- DESCRIPTION OF THE TASK
Return the material word for word. Do not include pictures.
— begin RECORDED INFORMATION —
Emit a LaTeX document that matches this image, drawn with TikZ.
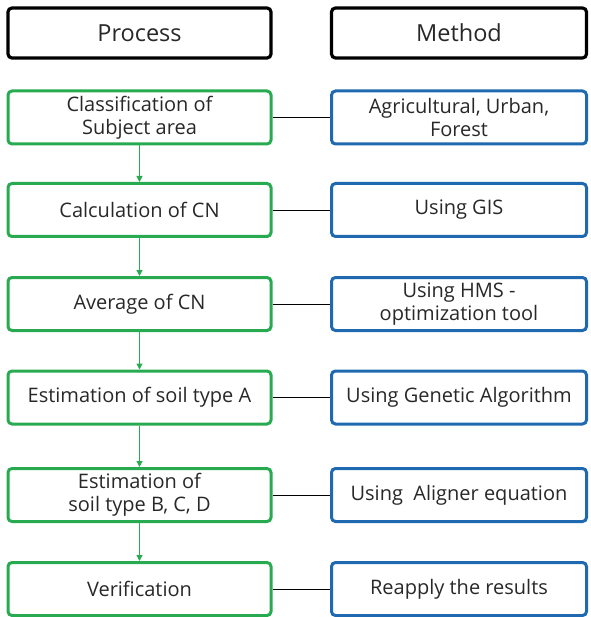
\documentclass[tikz,border=0pt]{standalone}
\usepackage{fontspec}
\setmainfont{Open Sans}
\usetikzlibrary{arrows.meta}
\definecolor{pgreen}{RGB}{40,170,80}
\definecolor{mblue}{RGB}{30,105,175}
\definecolor{txt}{RGB}{40,40,40}
\begin{document}
\begin{tikzpicture}[x=1pt,y=-1pt,
  hdr/.style={draw=black,line width=3.2pt,rounded corners=4pt,minimum height=50pt,text=txt,font=\fontsize{23.5}{26}\selectfont},
  pbox/.style={draw=pgreen,line width=3pt,rounded corners=4pt,minimum width=263pt,minimum height=53pt,inner sep=1pt,align=center,text=txt,font=\fontsize{20}{23}\selectfont},
  mbox/.style={draw=mblue,line width=3pt,rounded corners=4pt,minimum width=255pt,minimum height=53pt,inner sep=1pt,align=center,text=txt,font=\fontsize{20}{23}\selectfont},
  flow/.style={draw=pgreen,line width=1pt,-{Triangle[length=6pt,width=6pt]}},
  link/.style={draw=black,line width=0.9pt}]
\useasboundingbox (0,0) rectangle (590,617);
\node[hdr,minimum width=263pt] (hp) at (139.5,33) {Process};
\node[hdr,minimum width=255pt] (hm) at (459,33) {Method};
\node[pbox] (p1) at (139.5,117.5) {Classification of\\Subject area};
\node[pbox] (p2) at (139.5,210) {Calculation of CN};
\node[pbox] (p3) at (139.5,304) {Average of CN};
\node[pbox] (p4) at (139.5,397.5) {Estimation of soil type A};
\node[pbox] (p5) at (139.5,495) {Estimation of\\soil type B, C, D};
\node[pbox] (p6) at (139.5,589) {Verification};
\node[mbox] (m1) at (459,117.5) {Agricultural, Urban,\\Forest};
\node[mbox] (m2) at (459,210) {Using GIS};
\node[mbox] (m3) at (459,304) {Using HMS -\\optimization tool};
\node[mbox] (m4) at (459,397.5) {Using Genetic Algorithm};
\node[mbox] (m5) at (459,495) {Using~~Aligner equation};
\node[mbox] (m6) at (459,589) {Reapply the results};
\foreach \a/\b in {p1/p2,p2/p3,p3/p4,p4/p5,p5/p6} \draw[flow] (\a) -- (\b);
\foreach \i in {1,...,6} \draw[link] (p\i) -- (m\i);
\end{tikzpicture}
\end{document}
— end RECORDED INFORMATION —
- RESULT BELOW
Emit a LaTeX document that matches this image, drawn with TikZ.
\documentclass[tikz,border=0pt]{standalone}
\usepackage{fontspec}
\setmainfont{Open Sans}
\usetikzlibrary{arrows.meta}
\definecolor{pgreen}{RGB}{40,170,80}
\definecolor{mblue}{RGB}{30,105,175}
\definecolor{txt}{RGB}{40,40,40}
\begin{document}
\begin{tikzpicture}[x=1pt,y=-1pt,
  hdr/.style={draw=black,line width=3.2pt,rounded corners=4pt,minimum height=50pt,text=txt,font=\fontsize{23.5}{26}\selectfont},
  pbox/.style={draw=pgreen,line width=3pt,rounded corners=4pt,minimum width=263pt,minimum height=53pt,inner sep=1pt,align=center,text=txt,font=\fontsize{20}{23}\selectfont},
  mbox/.style={draw=mblue,line width=3pt,rounded corners=4pt,minimum width=255pt,minimum height=53pt,inner sep=1pt,align=center,text=txt,font=\fontsize{20}{23}\selectfont},
  flow/.style={draw=pgreen,line width=1pt,-{Triangle[length=6pt,width=6pt]}},
  link/.style={draw=black,line width=0.9pt}]
\useasboundingbox (0,0) rectangle (590,617);
\node[hdr,minimum width=263pt] (hp) at (139.5,33) {Process};
\node[hdr,minimum width=255pt] (hm) at (459,33) {Method};
\node[pbox] (p1) at (139.5,117.5) {Classification of\\Subject area};
\node[pbox] (p2) at (139.5,210) {Calculation of CN};
\node[pbox] (p3) at (139.5,304) {Average of CN};
\node[pbox] (p4) at (139.5,397.5) {Estimation of soil type A};
\node[pbox] (p5) at (139.5,495) {Estimation of\\soil type B, C, D};
\node[pbox] (p6) at (139.5,589) {Verification};
\node[mbox] (m1) at (459,117.5) {Agricultural, Urban,\\Forest};
\node[mbox] (m2) at (459,210) {Using GIS};
\node[mbox] (m3) at (459,304) {Using HMS -\\optimization tool};
\node[mbox] (m4) at (459,397.5) {Using Genetic Algorithm};
\node[mbox] (m5) at (459,495) {Using~~Aligner equation};
\node[mbox] (m6) at (459,589) {Reapply the results};
\foreach \a/\b in {p1/p2,p2/p3,p3/p4,p4/p5,p5/p6} \draw[flow] (\a) -- (\b);
\foreach \i in {1,...,6} \draw[link] (p\i) -- (m\i);
\end{tikzpicture}
\end{document}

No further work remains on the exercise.